Hilde Martindale is a supporting antagonist of the Poirot mystery The Clocks as well as the Agatha Christie's Poirot film adaptation of the same name. Hilda is the second wife of Josiah Bland and the sister of Katherine Martindale, as well as part of a fraud conspiracy to inherit a fortune of riches, but took a back seat to the murders the other two committed to keep hold of the money.

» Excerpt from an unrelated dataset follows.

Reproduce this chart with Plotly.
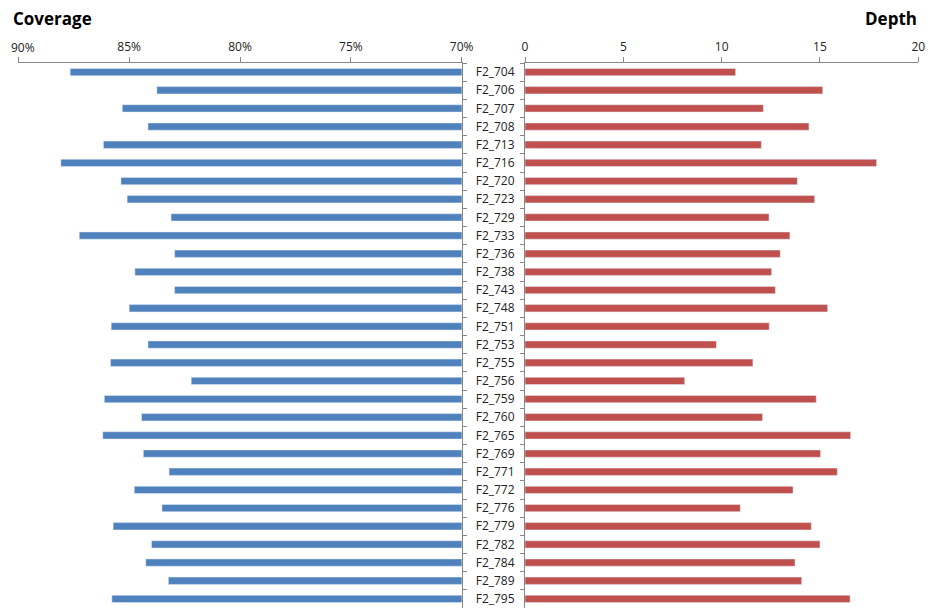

In the film adaptation, she was portrayed by Tessa Peake-Jones.
Biography[]
Hilde Martindale is the second wife of Josiah Bland, who was married to a Valerie Bland who was the last relative to inherit a vast fortune. Hilde also has a sister, Katherine Martindale, who owns a stenography business and leases secretaries for the job. Josiah and Valerie divorced and lost touch, but when she died of natural causes in the movie and was killed overseas during World War 2 in the book, he set up a plan to inherit her fortune with his current wife and his sister-in-law. Hilde took on Valerie's identity to claim the inheritance, which went successful amongst the three of them. It wasn't difficult because Valerie's family hates Josiah and refused to communicate, never finding out she died. But when an old friend of Valerie's, Quentin Duguesclin, tracked her to Hilde's false identity and wanted to reconnect, the three panicked over losing the wealth and planned to murder the friend.
Being unoriginal in ideas but needing a convoluted plan, Katherine found an old story from a mystery writer client of various unrelated red herrings, which the trio planned to use. Choosing secretary Sheila as a fall patsy, named Rosemary Sheila in the book and Sheila Webb in the movie, they break into blind schoolteacher and high traitor Millicent Pebmarsh's home and smuggle Duguesclin, drugged with chloral hydrate in his tea, into using a private laundry service. A girl with a broken leg, Geraldine Brown, sees this with her opera glasses in the book, two kids in a treehouse seeing it in the movie.
Rushing an unconscious Duguesclin into the house, Josiah stabs him to death with a kitchen knife, leaving a fake business card as another red herring. They then arrange four clocks in Pebmarsh's parlour study set to 4:13, referencing a room 413 where Sheila's having an affair with a professor. Katherine also appropriated her own clock (with "Rosemary", her first name on it, in the book, and her birth mother's heirloom clock which is her gift from when Sheila was adopted) as one of the clocks at the scene to further incriminate her. To seal the setup, Martindale called Sheila over to Pebmarsh's home on a "job", leaving Sheila and an arriving Pebmarsh to find the scene. In the meantime, Josiah traveled to Boulogne with Duguesclin's passport to dispose of it and leave the three of them with "alibis". Sheila runs out screaming into agent Colin, who's looking into Pebmarsh's espionage after one of the agents he was working with was killed.
Sheila stole the clock belonging to her for fear of not being incriminated. All the laid out circumstances leaves Sheila as the prime circumstantial suspect, but Colin is smitten with her and finds her innocent. Sheila nevertheless is put on a court inquest. Her friend and colleague, named Edna in the book and Nora in the movie, hears Katherine's testimony of when she made the call, but knows it was a different time because she saw what Katherine was doing due to stopping in front of her office when breaking her heel. Edna/Nora can't tell the police outright, so she tries to phone then in a phone booth. Because Katherine heard this, she strangles Edna/Nora with her own scarf, pretending to find her in horror and demands "who's targeting my girls".
In an additional ruse, an actress named Flossie Gapp, who's really named Merlina Rival, is hired by the trio to pose as the "estranged wife" of Duguesclin as yet another ruse. Yet she gets wrong how long Duguesciln has had a scar behind his left ear, so she starts to panic, calls her employers, and demands more information on her job as well as more money for her services. The police try to follow her, but they're too late. They hear her screams, and in the movie a shot, and they rush to find Josiah and Katherine have killed her and fled, stabbing her in the book and shooting her in the movie.
Poirot investigates the entire case in a chair in the book and more actively in the film. In both instances, casual conversation revealed much: the laundry service, Hilde having a Canadian sister, and Josiah mentioning Boulogne to Colin. The revealing details in simple conversations, along with Poirot's deductions, are all the missing pieces, and in the movie, the suspects are gathered by Poirot and he reveals the three murderers. Hilde is the one who confesses to all it, frantically and rapidly, even when Katherine screams at her to stop and Josiah backhands her off the chair she's sitting on. Hilde cries over how how the plan was carried into more crimes down the line, while Katherine and Josiah just grumble out of hateful frustration and defeat. The three are then arrested and imprisoned for their crimes. The story in both versions also points out how the note "16 Wilbraham Crest Street", written as "1-6-W" and a crescent moon, led to the Blands at 61 Wilbraham Crest Street. But the real address was Pebmarsh's, and the crossing of the two criminal conspiracies only further clinched them being exposed. All it took was read the note forwards and upside down.